Apple faces having to pay billions of euros in back taxes to Ireland if a probe by the European Commission declares the company’s tax arrangements with the Irish government are illegal.
The final ruling is expected today and if the commission’s position is upheld, the record repayment sum is expected to spark one of the world’s largest tax battles along with an international dispute over the commission’s role and authority.
Apple’s tax arrangements in Ireland are based on an agreement drawn up in 1991, when Apple was struggling against the PC boom, and another in 2007, which allowed the company to pay just four per cent tax on almost $200bn of profits over a 10 year period.
According to EU law, such tax benefits for a selected company amount to illegal state aid.
Apple and the Irish government are likely to appeal the ruling.
Around 90 per cent of Apple’s foreign profits are earned by Irish subsidiaries, the Financial Times reports, and the company’s total $187bn in cash it holds in Ireland is the largest foreign cash pile held by any US multinational.
The European Commission says the tax arrangements gave Apple an unfair advantage that distorted competition.
No figure has yet been given as to how much money Apple may be forced to pay in back taxes, but EU competition commissioner Margrethe Vestager is expected to give an estimate on Tuesday.
Analysts have provided a range of estimates.
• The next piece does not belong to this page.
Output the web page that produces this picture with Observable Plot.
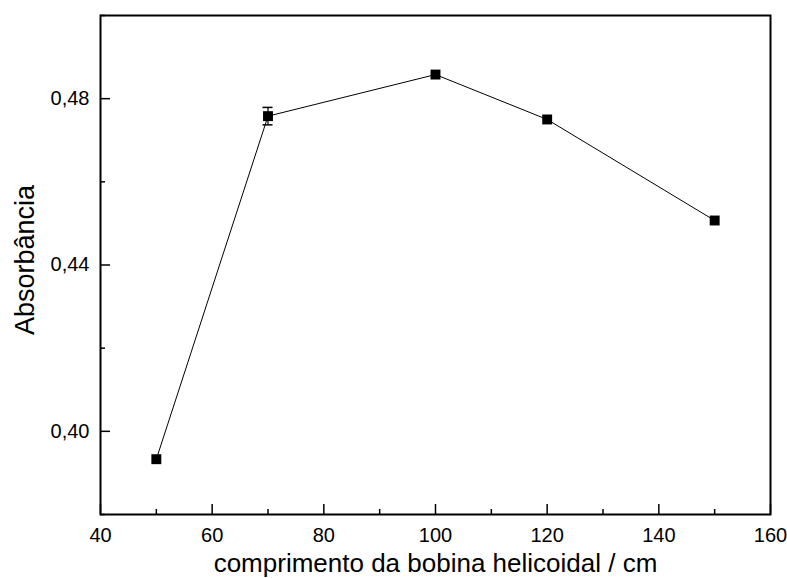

According to JPMorgan’s Rod Hall, a “worst-case scenario” could mean Apple may face a $19bn bill.
A precedent for such repayments has already been set (albeit on a smaller scale) after the commission ordered the Netherlands to claw back €30m (£25.6m) from Starbucks last year, and Luxembourg was ordered to recover a similar sum from car manufacturer Fiat as the commission cracked down on so-called ‘sweetheart’ tax deals.
In January, The commission ordered Belgium to recover about 700 million euros in what it called illegal tax breaks from at least 35 companies, including Anheuser-Busch InBev NV and BP Plc, according to Bloomberg.
There are also ongoing investigations into Luxembourg’s tax arrangements with McDonalds and Amazon.com.
The US government has strongly criticised the probes into American multinational firms by the EU.
The US Treasury Department said the action by the European Commission along with the penalties it was issuing to firms were “deeply troubling”, and accused the commission of becoming a “supra-national tax authority”, the BBC reports.
But the commission said there was “no bias against US companies” in its investigations and said it was trying to ensure EU law was applied equally to all firms operating in Europe.
Apple previously said it did not have a “special tax deal with the Irish government”.
“Apple is subject to the same tax laws as scores of other international companies doing business in Ireland,” the company said.
The US Treasury Department has pushed back hard against the state-aid probes, most recently with an unusual white paper that said the Brussels-backed commission had overextended its legal authority.
When the investigation was announced, Ireland’s Department of Finance said it was “confident that there is no state aid rule breach in this case and we will defend all aspects vigorously.”
Ireland has a relatively low corporation tax rate of 12.5 per cent of profits, compared to the UK’s rate of 20 per cent and the US’s 38.9 per cent for the largest companies.
This means the country has become an attractive place for US companies to place their subsidiaries, with more than 700 US companies operating there and employing 140,000 people.
But Apple has paid far less than even the 12.5 per cent rate in Ireland, according to a 2013 report by the Senate Permanent Subcommittee on Investigations.
The report found the company was able to cut its global tax bill by “negotiating a tax rate of less than 2 per cent with the government of Ireland - significantly lower” than Ireland’s statutory rate.